**Stated goal**
The entries below need to be written out exactly, with no pictures included.

===== Supplied material

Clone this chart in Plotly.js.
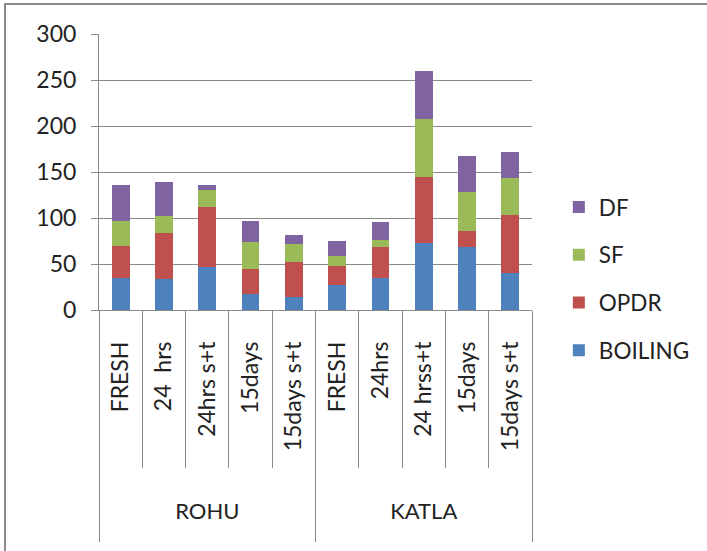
<!DOCTYPE html>
<html><head><meta charset="utf-8">
<script src="https://cdn.plot.ly/plotly-3.0.1.min.js"></script>
<style>
html,body{margin:0;padding:0;background:#fff;}
#wrap{position:relative;width:707px;height:551px;overflow:hidden;}
#chart{width:707px;height:551px;}
#frame{position:absolute;left:4px;top:3px;width:720px;height:600px;border-left:2px solid #8a8a8a;border-top:2px solid #8a8a8a;pointer-events:none;}
</style></head>
<body>
<div id="wrap"><div id="chart"></div><div id="frame"></div></div>
<script>
const groups = ["ROHU","ROHU","ROHU","ROHU","ROHU","KATLA","KATLA","KATLA","KATLA","KATLA"];
const categories = ["FRESH","24\u00a0 hrs","24hrs s+t","15days","15days s+t","FRESH","24hrs","24 hrss+t","15days","15days s+t"];
const boiling = [35.2, 33.4, 46.4, 17.0, 14.1, 26.8, 35.2, 72.9, 68.6, 40.6];
const opdr    = [34.8, 50.7, 65.3, 28.0, 37.8, 20.7, 33.4, 71.5, 17.0, 63.1];
const sf      = [26.5, 18.2, 18.2, 29.4, 19.6, 11.3,  7.2, 62.7, 43.2, 40.3];
const df      = [39.2, 37.3,  5.8, 22.1,  9.7, 15.9, 19.6, 52.6, 39.1, 27.9];
const seriesNames = ["BOILING","OPDR","SF","DF"];
const seriesColors = ["#4F81BD","#C0504D","#9BBB59","#8064A2"];
const seriesValues = [boiling, opdr, sf, df];

// positions derived from the category list
const idx = categories.map((c,i)=>i);
const boundaries = [-0.5].concat(idx.map(i=>i+0.5));
const groupNames = [], groupMembers = [], groupEdges = [-0.5];
groups.forEach((g,i)=>{
  if (i===0 || groups[i-1]!==g){ groupNames.push(g); groupMembers.push([]); if(i>0) groupEdges.push(i-0.5); }
  groupMembers[groupMembers.length-1].push(i);
});
groupEdges.push(groups.length-0.5);
const groupMid = groupMembers.map(a=>a.reduce((s,v)=>s+v,0)/a.length);

const FONT = "Lato, 'Open Sans', sans-serif";
const GRAY = '#8a8a8a';
const traces = seriesValues.map((v,i)=>({
  type:'bar', name:seriesNames[i], x:idx, y:v,
  marker:{color:seriesColors[i], line:{width:0}}, legendgroup:'g'+i,
  legendrank: seriesValues.length - i
}));
// invisible helper traces to activate overlay axes
['x2','x3','x4'].forEach(ax=>traces.push({type:'scatter', x:[idx[0]], y:[0], xaxis:ax, mode:'markers',
  marker:{opacity:0}, showlegend:false, hoverinfo:'skip'}));

const xr = [-0.5, categories.length-0.5];
const layout = {
  width:707, height:551,
  margin:{l:99, r:175, t:34, b:241, autoexpand:false},
  barmode:'stack', bargap:0.59,
  paper_bgcolor:'#fff', plot_bgcolor:'#fff',
  font:{family:FONT, size:23, color:'#222'},
  showlegend:true,
  legend:{traceorder:'grouped', tracegroupgap:15.5, x:1.062, xanchor:'left', y:0.45, yanchor:'top',
          font:{family:FONT, size:22.5, color:'#222'}, bgcolor:'rgba(0,0,0,0)'},
  xaxis:{range:xr, tickmode:'array', tickvals:boundaries, ticktext:boundaries.map(()=>''),
         ticks:'outside', ticklen:157, tickcolor:GRAY, tickwidth:1,
         showline:true, linecolor:GRAY, linewidth:1, showgrid:false, zeroline:false},
  xaxis2:{overlaying:'x', anchor:'y', side:'bottom', range:xr, tickmode:'array', tickvals:idx, ticktext:categories,
          tickangle:-90, ticks:'', ticklabelstandoff:26, showline:false, showgrid:false, zeroline:false,
          tickfont:{family:FONT, size:23, color:'#222'}},
  xaxis3:{overlaying:'x', anchor:'y', side:'bottom', range:xr, tickmode:'array', tickvals:groupMid, ticktext:groupNames,
          tickangle:0, ticks:'', ticklabelstandoff:186, showline:false, showgrid:false, zeroline:false,
          tickfont:{family:FONT, size:22, color:'#222'}},
  xaxis4:{overlaying:'x', anchor:'y', side:'bottom', range:xr, tickmode:'array', tickvals:groupEdges, ticktext:groupEdges.map(()=>''),
          ticks:'outside', ticklen:231, tickcolor:GRAY, tickwidth:1, showline:false, showgrid:false, zeroline:false},
  yaxis:{range:[0,300], dtick:50, ticks:'outside', ticklen:7, tickcolor:GRAY,
         showline:true, linecolor:GRAY, linewidth:1, gridcolor:GRAY, gridwidth:1,
         zeroline:false, ticklabelstandoff:10,
         tickfont:{family:FONT, size:23, color:'#222'}}
};
Plotly.newPlot('chart', traces, layout, {staticPlot:true, displayModeBar:false});
</script>
</body></html>
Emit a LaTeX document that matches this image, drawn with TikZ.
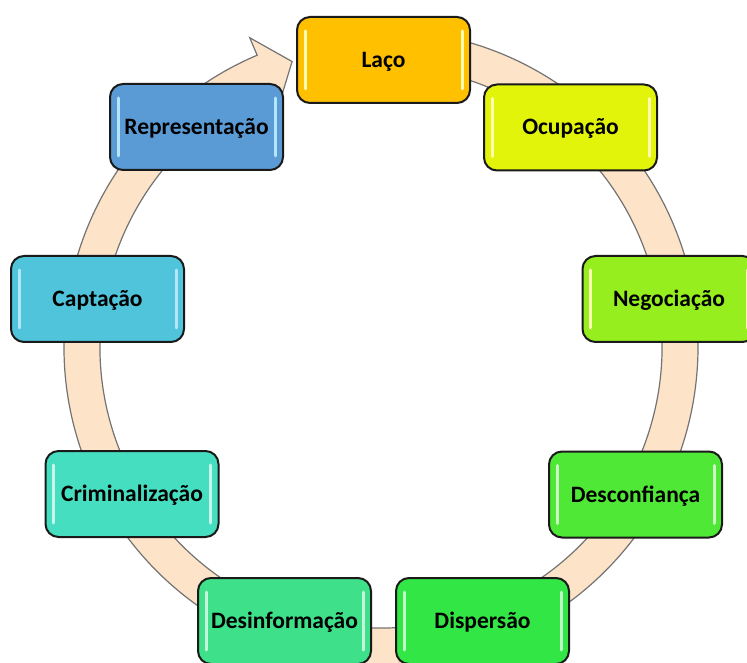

==========

**Response for this exercise**
Clone this chart in Plotly.js.
<!DOCTYPE html>
<html><head><meta charset="utf-8">
<script src="https://cdn.plot.ly/plotly-3.0.1.min.js"></script>
<style>
html,body{margin:0;padding:0;background:#fff;}
#wrap{position:relative;width:707px;height:551px;overflow:hidden;}
#chart{width:707px;height:551px;}
#frame{position:absolute;left:4px;top:3px;width:720px;height:600px;border-left:2px solid #8a8a8a;border-top:2px solid #8a8a8a;pointer-events:none;}
</style></head>
<body>
<div id="wrap"><div id="chart"></div><div id="frame"></div></div>
<script>
const groups = ["ROHU","ROHU","ROHU","ROHU","ROHU","KATLA","KATLA","KATLA","KATLA","KATLA"];
const categories = ["FRESH","24\u00a0 hrs","24hrs s+t","15days","15days s+t","FRESH","24hrs","24 hrss+t","15days","15days s+t"];
const boiling = [35.2, 33.4, 46.4, 17.0, 14.1, 26.8, 35.2, 72.9, 68.6, 40.6];
const opdr    = [34.8, 50.7, 65.3, 28.0, 37.8, 20.7, 33.4, 71.5, 17.0, 63.1];
const sf      = [26.5, 18.2, 18.2, 29.4, 19.6, 11.3,  7.2, 62.7, 43.2, 40.3];
const df      = [39.2, 37.3,  5.8, 22.1,  9.7, 15.9, 19.6, 52.6, 39.1, 27.9];
const seriesNames = ["BOILING","OPDR","SF","DF"];
const seriesColors = ["#4F81BD","#C0504D","#9BBB59","#8064A2"];
const seriesValues = [boiling, opdr, sf, df];

// positions derived from the category list
const idx = categories.map((c,i)=>i);
const boundaries = [-0.5].concat(idx.map(i=>i+0.5));
const groupNames = [], groupMembers = [], groupEdges = [-0.5];
groups.forEach((g,i)=>{
  if (i===0 || groups[i-1]!==g){ groupNames.push(g); groupMembers.push([]); if(i>0) groupEdges.push(i-0.5); }
  groupMembers[groupMembers.length-1].push(i);
});
groupEdges.push(groups.length-0.5);
const groupMid = groupMembers.map(a=>a.reduce((s,v)=>s+v,0)/a.length);

const FONT = "Lato, 'Open Sans', sans-serif";
const GRAY = '#8a8a8a';
const traces = seriesValues.map((v,i)=>({
  type:'bar', name:seriesNames[i], x:idx, y:v,
  marker:{color:seriesColors[i], line:{width:0}}, legendgroup:'g'+i,
  legendrank: seriesValues.length - i
}));
// invisible helper traces to activate overlay axes
['x2','x3','x4'].forEach(ax=>traces.push({type:'scatter', x:[idx[0]], y:[0], xaxis:ax, mode:'markers',
  marker:{opacity:0}, showlegend:false, hoverinfo:'skip'}));

const xr = [-0.5, categories.length-0.5];
const layout = {
  width:707, height:551,
  margin:{l:99, r:175, t:34, b:241, autoexpand:false},
  barmode:'stack', bargap:0.59,
  paper_bgcolor:'#fff', plot_bgcolor:'#fff',
  font:{family:FONT, size:23, color:'#222'},
  showlegend:true,
  legend:{traceorder:'grouped', tracegroupgap:15.5, x:1.062, xanchor:'left', y:0.45, yanchor:'top',
          font:{family:FONT, size:22.5, color:'#222'}, bgcolor:'rgba(0,0,0,0)'},
  xaxis:{range:xr, tickmode:'array', tickvals:boundaries, ticktext:boundaries.map(()=>''),
         ticks:'outside', ticklen:157, tickcolor:GRAY, tickwidth:1,
         showline:true, linecolor:GRAY, linewidth:1, showgrid:false, zeroline:false},
  xaxis2:{overlaying:'x', anchor:'y', side:'bottom', range:xr, tickmode:'array', tickvals:idx, ticktext:categories,
          tickangle:-90, ticks:'', ticklabelstandoff:26, showline:false, showgrid:false, zeroline:false,
          tickfont:{family:FONT, size:23, color:'#222'}},
  xaxis3:{overlaying:'x', anchor:'y', side:'bottom', range:xr, tickmode:'array', tickvals:groupMid, ticktext:groupNames,
          tickangle:0, ticks:'', ticklabelstandoff:186, showline:false, showgrid:false, zeroline:false,
          tickfont:{family:FONT, size:22, color:'#222'}},
  xaxis4:{overlaying:'x', anchor:'y', side:'bottom', range:xr, tickmode:'array', tickvals:groupEdges, ticktext:groupEdges.map(()=>''),
          ticks:'outside', ticklen:231, tickcolor:GRAY, tickwidth:1, showline:false, showgrid:false, zeroline:false},
  yaxis:{range:[0,300], dtick:50, ticks:'outside', ticklen:7, tickcolor:GRAY,
         showline:true, linecolor:GRAY, linewidth:1, gridcolor:GRAY, gridwidth:1,
         zeroline:false, ticklabelstandoff:10,
         tickfont:{family:FONT, size:23, color:'#222'}}
};
Plotly.newPlot('chart', traces, layout, {staticPlot:true, displayModeBar:false});
</script>
</body></html>
Emit a LaTeX document that matches this image, drawn with TikZ.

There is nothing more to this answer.